As individuals, groups, communities, societies, even corporate and government, let us please resolve differences of opinion and feeling by a commitment to and practice of “More Conversation” (MOCO) and “More Candor” (MOCA). 

Candor – i.e., frank, sincere, open, transparent, blunt, direct, plainspoken, honest, and forthright.

Like Nike’s “Just Do It” campaign/slogan, why don’t we more often “Just Say It”?

“MOCO” is from Liz Ryan’s Harvard Business Review Blog, “We Approach Diversity the Wrong Way.”

As for “MOCA” . . . as Mike Myers, aka Austin Powers might express it, “It’s my own acronym, baby!”

My appeal for a MOCO/MOCA commitment might on the surface seem silly.  A no-brainer. Yet is it?

My point is this:

Unlike in many African and Asian countries, in much of the so-called Western world there are few, if any, cultural or social norms that exert pressure on individuals or groups to stick with and work through interpersonal conflict.

-Your best friend says or does something that hurts, offends or disrespects you? Disengage. Find another.

-Your pastor frequently speaks on topics that trouble your conscience?  Leave and find another church.

-Your parents persist and insist on managing your life? Go live elsewhere.

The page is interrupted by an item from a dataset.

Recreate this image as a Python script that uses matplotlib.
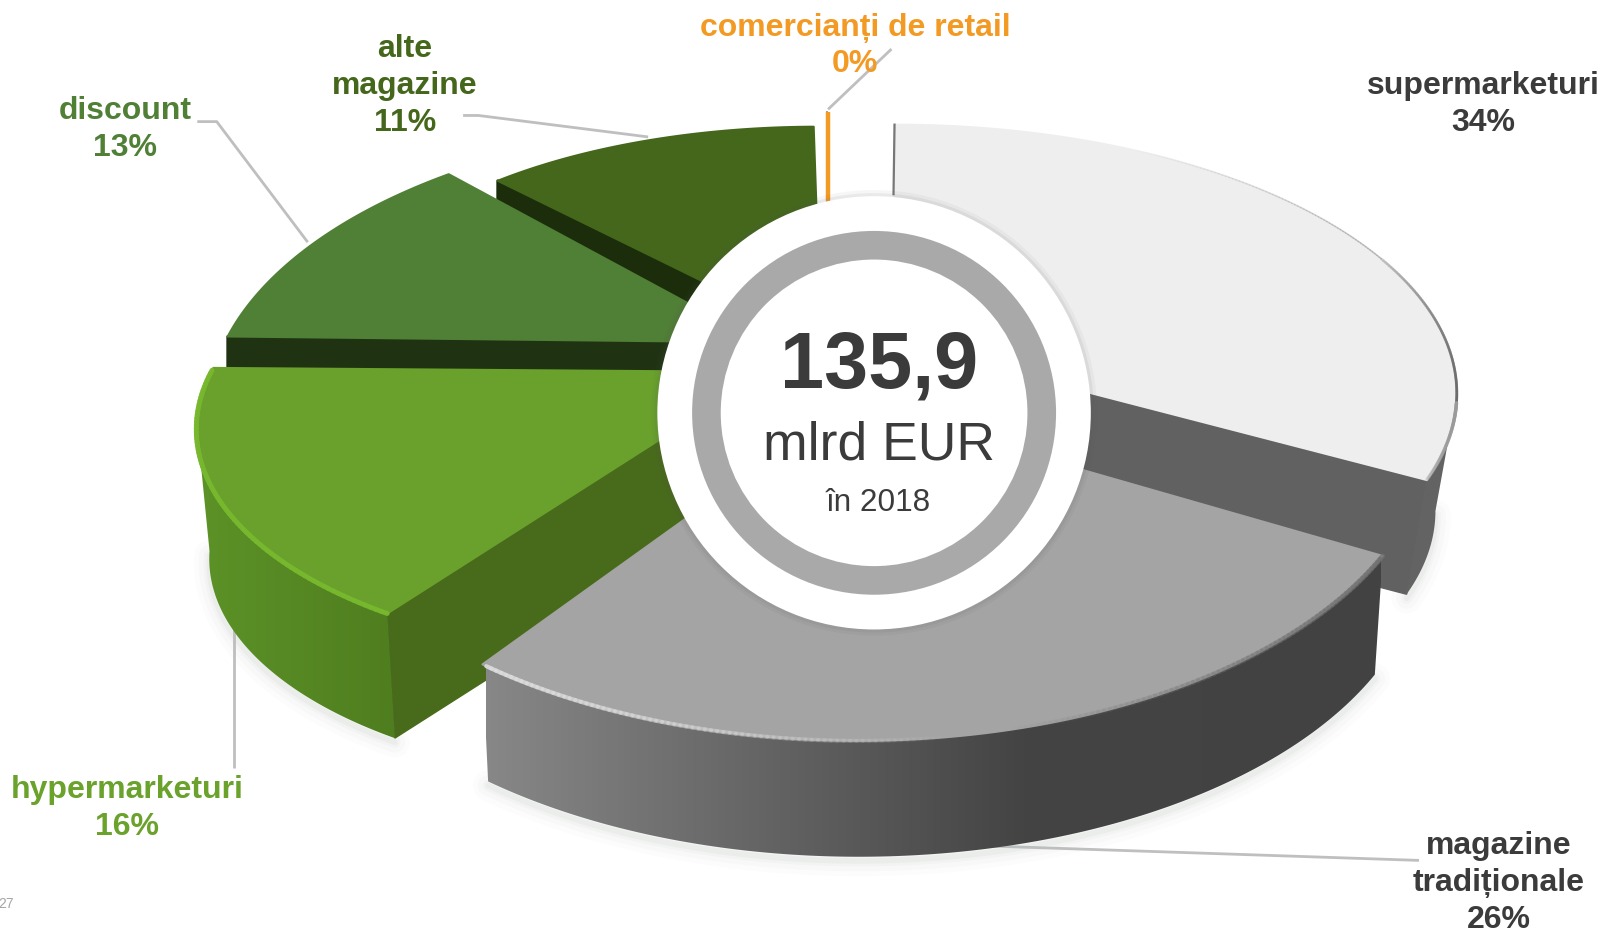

-Your neighborhood is morphing into a racial and cultural hue of a different kind? Relocate.

-Your spouse cheats on you?  Forget the kids’ well-being or any extenuating circumstances that precipitated this hurtful indiscretion, divorce the good-for-nothing. Refuse any efforts to reconcile.

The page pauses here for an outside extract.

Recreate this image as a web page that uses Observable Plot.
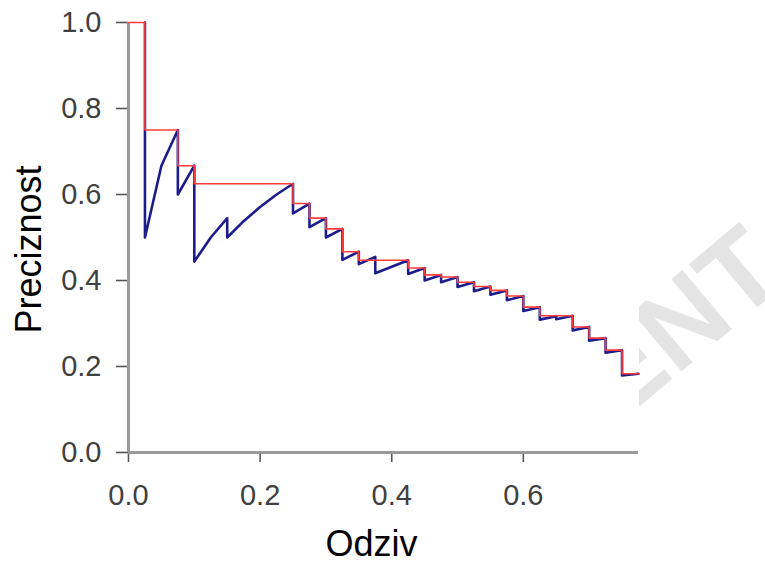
<!DOCTYPE html>
<html>
<head>
<meta charset="utf-8">
<script src="https://cdn.jsdelivr.net/npm/d3@7"></script>
<script src="https://cdn.jsdelivr.net/npm/@observablehq/plot@0.6"></script>
<style>
  html, body { margin: 0; padding: 0; background: white; }
  #wrap { position: relative; width: 765px; height: 565px; overflow: hidden; }
  #wm { position: absolute; left: 0; top: 0; z-index: 0; }
  #chart { position: absolute; left: 0; top: 0; z-index: 1; }
</style>
</head>
<body>
<div id="wrap">
  <svg id="wm" width="765" height="565">
    <text transform="translate(790,280) rotate(-40)" text-anchor="end"
      font-family="'Liberation Sans', Arial, sans-serif" font-weight="bold"
      font-size="112" fill="#e4e4e4">ENT</text>
  </svg>
  <div id="chart"></div>
</div>
<script>
// Raw precision at each ranked document (blue), by recall
const recallBlue = [0.025,0.025,0.05,0.075,0.075,0.1,0.1,0.125,0.15,0.15,0.175,0.2,0.225,0.25,0.25,0.275,0.275,0.3,0.3,0.325,0.325,0.35,0.35,0.375,0.375,0.4,0.425,0.425,0.45,0.45,0.475,0.475,0.5,0.5,0.525,0.525,0.55,0.55,0.575,0.575,0.6,0.6,0.625,0.625,0.65,0.65,0.675,0.675,0.7,0.7,0.725,0.725,0.75,0.75,0.775];
const precisionBlue = [1.0,0.5,0.667,0.75,0.6,0.667,0.444,0.5,0.545,0.5,0.538,0.571,0.6,0.625,0.556,0.579,0.524,0.545,0.5,0.52,0.448,0.467,0.438,0.455,0.417,0.432,0.447,0.415,0.429,0.4,0.413,0.396,0.408,0.385,0.396,0.375,0.386,0.367,0.377,0.354,0.364,0.329,0.338,0.309,0.317,0.31,0.318,0.284,0.292,0.26,0.266,0.232,0.238,0.179,0.183];

// Interpolated precision (red step line)
const recallRed = [0,0.025,0.075,0.1,0.25,0.275,0.3,0.325,0.35,0.425,0.45,0.475,0.5,0.525,0.55,0.575,0.6,0.625,0.675,0.7,0.725,0.75,0.775];
const precisionRed = [1.0,1.0,0.75,0.667,0.625,0.579,0.545,0.52,0.467,0.447,0.429,0.413,0.408,0.396,0.386,0.377,0.364,0.338,0.318,0.292,0.266,0.238,0.183];

const xTicks = [0, 0.2, 0.4, 0.6];
const yTicks = [0, 0.2, 0.4, 0.6, 0.8, 1.0];
const xLabel = "Odziv";
const yLabel = "Preciznost";

const blue = recallBlue.map((r, i) => ({r, p: precisionBlue[i]}));
const red = recallRed.map((r, i) => ({r, p: precisionRed[i]}));

const font = "'Liberation Sans', Arial, Helvetica, sans-serif";

const chart = Plot.plot({
  width: 765,
  height: 565,
  marginLeft: 128,
  marginRight: 127,
  marginTop: 22,
  marginBottom: 113,
  style: {background: "transparent", fontFamily: font, overflow: "visible"},
  x: {domain: [0, 0.775]},
  y: {domain: [0, 1]},
  marks: [
    Plot.frame({fill: "white", stroke: "white"}),
    Plot.axisY(yTicks, {tickSize: 12, tickPadding: 15, tickFormat: d3.format(".1f"),
      fontSize: 29, stroke: "#555", strokeWidth: 1.6, fill: "#404040", label: null}),
    Plot.axisX(xTicks, {tickSize: 10, tickPadding: 22, tickFormat: d3.format(".1f"),
      fontSize: 29, stroke: "#555", strokeWidth: 1.6, fill: "#404040", label: null}),
    Plot.ruleX([0], {stroke: "#9a9a9a", strokeWidth: 3}),
    Plot.ruleY([0], {stroke: "#9a9a9a", strokeWidth: 3}),
    Plot.line(blue, {x: "r", y: "p", stroke: "#1c1c8c", strokeWidth: 2.6}),
    Plot.line(red, {x: "r", y: "p", curve: "step-before", stroke: "#ff3b3b", strokeWidth: 1.6}),
    Plot.text([yLabel], {frameAnchor: "left", textAnchor: "middle", dx: -99, dy: 12, rotate: -90, fontSize: 36, fill: "black"}),
    Plot.text([xLabel], {frameAnchor: "bottom", textAnchor: "middle", dy: 103, dx: -12, fontSize: 36, fill: "black"})
  ]
});
document.getElementById("chart").appendChild(chart);
</script>
</body>
</html>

Working through disagreement, differences and conflict is more often than not all-consuming for a time.

Sometimes sustained dialogue is unsuccessful in resolving differences, yet it often results at a minimum to understanding and respect for the other’s position.

Yes, the process of sustained engagement and dialogue might leave one feeling physically and emotionally comparable to clothes having been wrung through an old wringer washing machine. And, yes, I realize that life’s pace and socio-political complexities don’t always allow for such privileged hashing out of differences.

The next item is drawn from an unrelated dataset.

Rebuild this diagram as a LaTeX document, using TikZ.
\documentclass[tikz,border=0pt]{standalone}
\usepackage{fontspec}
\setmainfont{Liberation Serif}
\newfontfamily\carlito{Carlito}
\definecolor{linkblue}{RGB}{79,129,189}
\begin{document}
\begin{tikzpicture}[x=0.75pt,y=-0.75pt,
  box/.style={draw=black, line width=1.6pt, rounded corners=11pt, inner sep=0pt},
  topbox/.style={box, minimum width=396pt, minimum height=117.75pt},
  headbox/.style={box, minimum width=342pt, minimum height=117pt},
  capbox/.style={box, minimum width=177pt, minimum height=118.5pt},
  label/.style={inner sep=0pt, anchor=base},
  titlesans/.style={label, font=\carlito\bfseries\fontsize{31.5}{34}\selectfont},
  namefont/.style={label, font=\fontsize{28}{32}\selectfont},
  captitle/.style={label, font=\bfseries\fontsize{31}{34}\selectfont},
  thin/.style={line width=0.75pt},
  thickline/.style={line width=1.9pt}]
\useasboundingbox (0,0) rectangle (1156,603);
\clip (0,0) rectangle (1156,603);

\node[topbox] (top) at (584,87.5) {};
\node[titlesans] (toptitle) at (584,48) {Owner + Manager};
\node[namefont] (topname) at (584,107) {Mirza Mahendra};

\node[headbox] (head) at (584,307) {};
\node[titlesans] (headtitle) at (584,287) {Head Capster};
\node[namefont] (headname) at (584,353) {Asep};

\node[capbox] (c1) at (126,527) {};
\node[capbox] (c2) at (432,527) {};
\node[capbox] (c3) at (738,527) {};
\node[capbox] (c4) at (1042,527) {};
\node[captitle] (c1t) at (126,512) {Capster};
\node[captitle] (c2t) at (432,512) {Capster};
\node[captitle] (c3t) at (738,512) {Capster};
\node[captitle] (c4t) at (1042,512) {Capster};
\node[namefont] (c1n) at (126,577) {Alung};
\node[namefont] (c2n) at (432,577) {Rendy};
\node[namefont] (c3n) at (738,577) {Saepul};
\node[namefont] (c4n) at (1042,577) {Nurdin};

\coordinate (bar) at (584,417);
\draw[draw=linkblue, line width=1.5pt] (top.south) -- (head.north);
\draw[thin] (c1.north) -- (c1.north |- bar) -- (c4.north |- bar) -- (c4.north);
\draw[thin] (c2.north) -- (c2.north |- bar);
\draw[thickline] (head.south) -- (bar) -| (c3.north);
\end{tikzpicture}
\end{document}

I’m not suggesting that we shout more, or be even more of an ass toward others than we already might be.

I am asking that we commit more time, effort and compassionate/empathetic candor to resolving differences and disagreements.

It might not make us popular in the short-term, but it will improve our long-term credibility, as well as strengthen relationships.

Perhaps Wendy Lea’s (CEO of Get Satisfaction) responses about entrepreneurship to The New York Times’ Adam Bryant are a fitting closure:

“If you think there’s a problem, there is. If your instincts say there’s something wrong, there is, and the longer you wait to tackle it, the worse it gets. I’m so tired of having to relearn that lesson. . . . I am open and willing to tell the truth that you need to hear, and I expect people to do the same with me.”